To get a more grounded perspective, we can turn to a Discounted Cash Flow (DCF) model, which attempts to value a company based on the future cash it’s expected to generate. It’s a foundational tool for any serious analyst. Based on consensus analyst forecasts for Arm’s free cash flow, a standard two-stage DCF model suggests a fair value for the stock of around $64.25 per share. That isn't a typo. The model, which already assumes robust growth for years to come (projecting free cash flow to hit nearly $5 billion by 2030), indicates the stock is overvalued by more than 140%.
I've looked at hundreds of these filings and run countless DCF models in my career, and a discrepancy of this magnitude is exceptionally rare. It suggests the market isn't pricing the company based on its foreseeable cash generation. So what is it pricing in? Is it an assumption that Arm will successfully pivot from a licensing model to selling its own chips? Or that its royalty rates will triple overnight? The current share price seems to be an amalgamation of every possible bull-case scenario happening simultaneously, a statistical improbability. It’s like watching a car drive at 200 mph and being told its engine is only designed to go 60. You know the engineering is sound, but you also know the current speed is unsustainable.

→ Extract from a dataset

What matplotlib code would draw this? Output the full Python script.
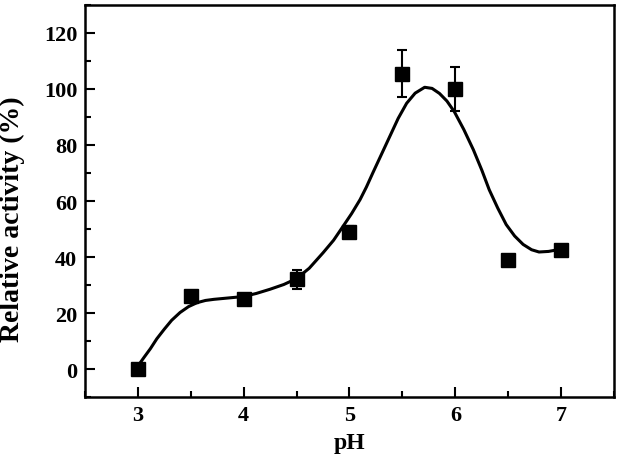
import matplotlib.pyplot as plt
from matplotlib.ticker import MultipleLocator

# measured points
ph = [3.0, 3.5, 4.0, 4.5, 5.0, 5.5, 6.0, 6.5, 7.0]
activity = [0.0, 26.0, 25.0, 32.0, 49.0, 105.5, 100.0, 39.0, 42.5]
err = [1.0, 1.5, 1.5, 3.5, 2.0, 8.3, 8.0, 1.0, 1.5]

# fitted curve
curve_ph = [3.0, 3.06, 3.12, 3.18, 3.25, 3.32, 3.40, 3.48, 3.56, 3.64, 3.72,
            3.86, 4.0, 4.12, 4.25, 4.38, 4.5, 4.62, 4.75, 4.85, 4.94,
            5.02, 5.10, 5.16, 5.22, 5.30, 5.38, 5.46, 5.54, 5.62, 5.71,
            5.78, 5.85, 5.92, 5.99, 6.08, 6.17, 6.25, 6.32, 6.40, 6.48,
            6.56, 6.64, 6.72, 6.79, 6.88, 6.98]
curve_act = [1.0, 4.2, 7.3, 10.8, 14.2, 17.4, 20.2, 22.3, 23.7, 24.5, 24.9,
             25.4, 25.9, 27.0, 28.5, 30.2, 32.3, 36.0, 41.5, 46.0, 51.0,
             55.5, 60.5, 65.0, 70.0, 76.5, 83.0, 89.5, 94.9, 98.5, 100.6,
             100.2, 98.4, 95.7, 91.9, 85.5, 78.3, 71.0, 64.0, 57.5, 51.6,
             47.5, 44.5, 42.6, 41.8, 42.0, 42.7]

plt.rcParams['font.family'] = 'Liberation Serif'
plt.rcParams['font.weight'] = 'bold'

fig = plt.figure(figsize=(6.28, 4.56), dpi=100)
ax = fig.add_axes([0.135, 0.127, 0.843, 0.86])

ax.plot(curve_ph, curve_act, color='black', lw=2.2, zorder=2,
        solid_joinstyle='round', solid_capstyle='round')

ax.errorbar(ph, activity, yerr=err, fmt='s', color='black', ms=9.5,
            capsize=3.6, elinewidth=1.5, capthick=1.5, zorder=3)

ax.set_xlim(2.5, 7.5)
ax.set_ylim(-10, 130)
ax.xaxis.set_major_locator(MultipleLocator(1))
ax.xaxis.set_minor_locator(MultipleLocator(0.5))
ax.yaxis.set_major_locator(MultipleLocator(20))
ax.yaxis.set_minor_locator(MultipleLocator(10))
ax.tick_params(which='both', direction='in', width=1.5, labelsize=16, pad=5.5)
ax.tick_params(which='major', length=7)
ax.tick_params(which='minor', length=4)
for s in ax.spines.values():
    s.set_linewidth(1.8)

ax.set_xlabel('pH', fontsize=17, fontweight='bold', va='bottom')
ax.set_ylabel('Relative activity (%)', fontsize=20, fontweight='bold')
ax.xaxis.set_label_coords(0.5, -0.143)
ax.yaxis.set_label_coords(-0.113, 0.457)

plt.savefig('out.png', dpi=100)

The Math Simply Doesn't Add Up
There is no debate that Arm Holdings is a world-class company with a near-impenetrable moat in mobile computing and a promising future in other sectors. It is the Switzerland of the semiconductor industry, a neutral and essential partner to almost everyone. But an investment in ARM stock today is not an investment in that business. It is a speculative bet that the laws of financial gravity have been permanently suspended. The current valuation is untethered from any reasonable projection of future earnings or cash flow. While the narrative is compelling, the numbers are screaming caution. Buying at these levels requires a belief that the future will be so radically different from the present that today's metrics are irrelevant. That’s not an investment thesis; it’s a leap of faith.